The last constraint is one that I've been pondering for a while now. Allowing many users to organize assets gradually over time always seems to result in significant disorganization. Computers as a tool are most valuable when they automatically organize stuff for us. It is an incredibly complex issue, but I think it can be tackled. The idea would be similar to my earlier library example from my post in January called "Organization". As the sizes of the assets, code and data, get larger, the computer would automatically add in newer navigational indexing schemes, allowing the users to meaningfully name them, but not to create new arbitrary half-completed clumps of their own. Mostly this means sets, groups, hierarchies and indexing, on any number of dimensions with some limited combination of subsets.
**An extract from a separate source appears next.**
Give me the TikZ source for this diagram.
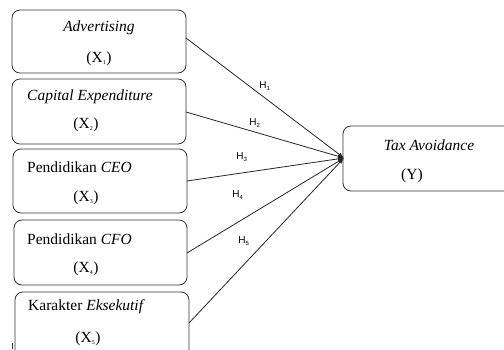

As the underlying size grows, the system would introduce new forms of organization, insuring that all of them are always 'complete' at all times.

The underlying essence of any trustable, effective system is a single well-defined architecture spanning the full organization that allows the data, its structure and any necessary code to keep pace with the growth and changes that are natural. This constrained flexibility is necessary for any organization that wants to fully utilize the data that it has been collecting. We have most elements for this type of system buried in our technologies, but to my knowledge nothing this comprehensive actually exists, although many a software developer has dreamed of it late at night. There is nothing in this description that is known to be impossible, although some constraints directly confront difficult problems that we have been avoiding so far. It is possible to build something that matches these constraints, but it is also possible that we won't achieve this sort of system for many decades to come; both the software industry and our programming culture have other agendas. Still, modern organizations are crying out to stop the insanity and there has been a long history of people promoting non-existent solutions to these problems. The demand is there, the seeds of the technology are also there, we just haven't oriented ourselves in the right direction yet.